L’ASN a mené le 24 janvier 2018 une inspection sur cet événement, qui a mis en évidence des incohérences entre les différents documents d’intervention et des insuffisances dans la surveillance par EDF du sous-traitant en charge des activités. L’ASN a demandé à EDF de mettre en œuvre un plan d’action préalable à la reprise des activités dans cet atelier.
Cet événement mettant en évidence plusieurs défaillances successives, dues à un manque de rigueur d’exploitation et de culture de sûreté, cet événement a été classé au niveau 1 de l’échelle INES (échelle internationale des événements nucléaires) qui en compte 8.
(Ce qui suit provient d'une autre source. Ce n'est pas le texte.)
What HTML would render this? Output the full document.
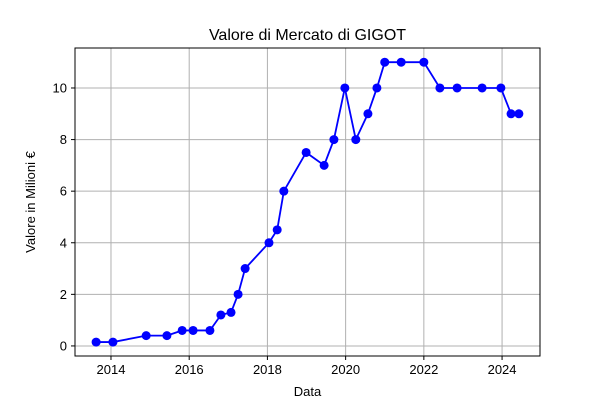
<!DOCTYPE html>
<html><head><meta charset="utf-8"><style>
body{margin:0;background:#fff;font-family:"Liberation Sans",sans-serif}
</style></head><body>
<svg id="c" width="600" height="400" xmlns="http://www.w3.org/2000/svg" font-family="Liberation Sans, sans-serif">
<rect width="600" height="400" fill="#fff"/>
<g id="grid"></g><g id="axes"></g><g id="series"></g>
<text x="307.5" y="40" font-size="16" text-anchor="middle">Valore di Mercato di GIGOT</text>
<text x="307.5" y="396" font-size="13" text-anchor="middle">Data</text>
<text x="35" y="202" font-size="13" text-anchor="middle" transform="rotate(-90 35 202)">Valore in Milioni €</text>
</svg>
<script>
const years=[2013.62,2014.05,2014.9,2015.43,2015.82,2016.1,2016.53,2016.81,2017.07,2017.25,2017.43,2018.04,2018.25,2018.42,2018.99,2019.45,2019.7,2019.98,2020.26,2020.57,2020.8,2021.0,2021.42,2022.0,2022.41,2022.85,2023.49,2023.97,2024.23,2024.43];
const values=[0.15,0.15,0.4,0.4,0.6,0.6,0.6,1.2,1.3,2,3,4,4.5,6,7.5,7,8,10,8,9,10,11,11,11,10,10,10,10,9,9];
const xTicks=[2014,2016,2018,2020,2022,2024];
const yTicks=[0,2,4,6,8,10];
const L=75,R=540,T=48,B=356,x0=2013.08,x1=2024.97,y0=-0.39,y1=11.55;
const X=v=>L+(v-x0)/(x1-x0)*(R-L), Y=v=>B-(v-y0)/(y1-y0)*(B-T);
const NS="http://www.w3.org/2000/svg";
function mk(p,t,a){const e=document.createElementNS(NS,t);for(const k in a)e.setAttribute(k,a[k]);p.appendChild(e);return e;}
const g=document.getElementById('grid'),ax=document.getElementById('axes'),s=document.getElementById('series');
xTicks.forEach(t=>{const x=X(t);
const l=mk(g,'line',{x1:x,x2:x,y1:T,y2:B,stroke:'#b0b0b0','stroke-width':1});


mk(ax,'line',{x1:x,x2:x,y1:B,y2:B+4,stroke:'#000'});
const tx=mk(ax,'text',{x:x,y:B+18,'font-size':13,'text-anchor':'middle'});tx.textContent=t;

});
yTicks.forEach(t=>{const y=Y(t);
const l=mk(g,'line',{x1:L,x2:R,y1:y,y2:y,stroke:'#b0b0b0','stroke-width':1});


mk(ax,'line',{x1:L-4,x2:L,y1:y,y2:y,stroke:'#000'});
const tx=mk(ax,'text',{x:L-8,y:y+4.5,'font-size':13,'text-anchor':'end'});tx.textContent=t;

});
const fr=mk(ax,'rect',{x:L,y:T,width:R-L,height:B-T,fill:'none',stroke:'#000','stroke-width':1});


const pl=mk(s,'polyline',{points:years.map((v,i)=>X(v)+','+Y(values[i])).join(' '),fill:'none',stroke:'#0000ff','stroke-width':1.8});


years.forEach((v,i)=>{const c=mk(s,'circle',{cx:X(v),cy:Y(values[i]),r:4.5,fill:'#0000ff'});

});
</script>
</body></html>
[1] Le NaK est un alliage métallique (mélange de sodium et de potassium) qui a la particularité d’être liquide à température ambiante, caractéristique qui lui confère sa réactivité (échauffement, dégagement d’aérosols, inflammation…) au contact de l’air et de l’humidité.
[2] NaK : Alliage de sodium (Na) et de potassium (K) qui a la particularité d’être liquide à température ambiante et de réagir facilement avec l’air et l’eau et de conduire en outre à la formation de superoxyde, matière extrêmement réactive. Il doit donc être manipulé avec des précautions particulières.